Aí o imperador não pôde mais... estava enfarado!...

— Meu amigo, os doces são magníficos... mas eu agradecia-lhe muito se me arranjasse antes um feijãozinho... uma lasca de carne...

O homem ficou sério... e depois largou uma risada.

— Quê! Pois vossa majestade come carne?! Disseram-me que as pessoas reais só se tratavam a bicos de rouxinóis e doces e pasteizinhos!... Por que não disse antes, senhor? Com trezentos diabos!... Ora esta!... Vamos já a um churrasco... que eu, também, não aguento estas porquerias!...

Dicção

Esta história provavelmente não foi inventada por Lopes Neto, mas a maneira de contá-la é forjada num estilo literário que trouxe o autor aos dias de hoje. Em Contos gauchescos temos a oportunidade ler um país profundo.

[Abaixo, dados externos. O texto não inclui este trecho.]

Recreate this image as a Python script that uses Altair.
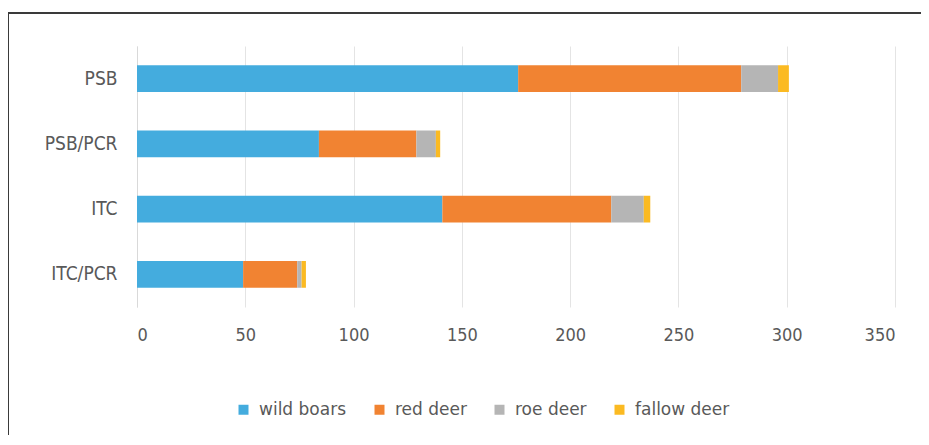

Podemos ver hoje que os termos de um velho Rio Grande ainda cintilam no céu cada vez mais tumultuado de urbanidade. Na época da ambientação desses contos, Porto Alegre ainda era considerada uma vila, e a grande cidade era Pelotas, rica e influente, terra natal do autor.

Ao ler Contos gauchescos, o leitor não pode se esquecer do sotaque, da dicção própria do povo daquelas bandas, gaucheando sempre, alegre na hora de churrasquear, matear, sestear, que não perde a chance de pôr no substantivo um verbo mais carregado de sentido.

(Gilberto G. Pereira. Originalmente publicado na Tribuna do Planalto, 15/05/2011)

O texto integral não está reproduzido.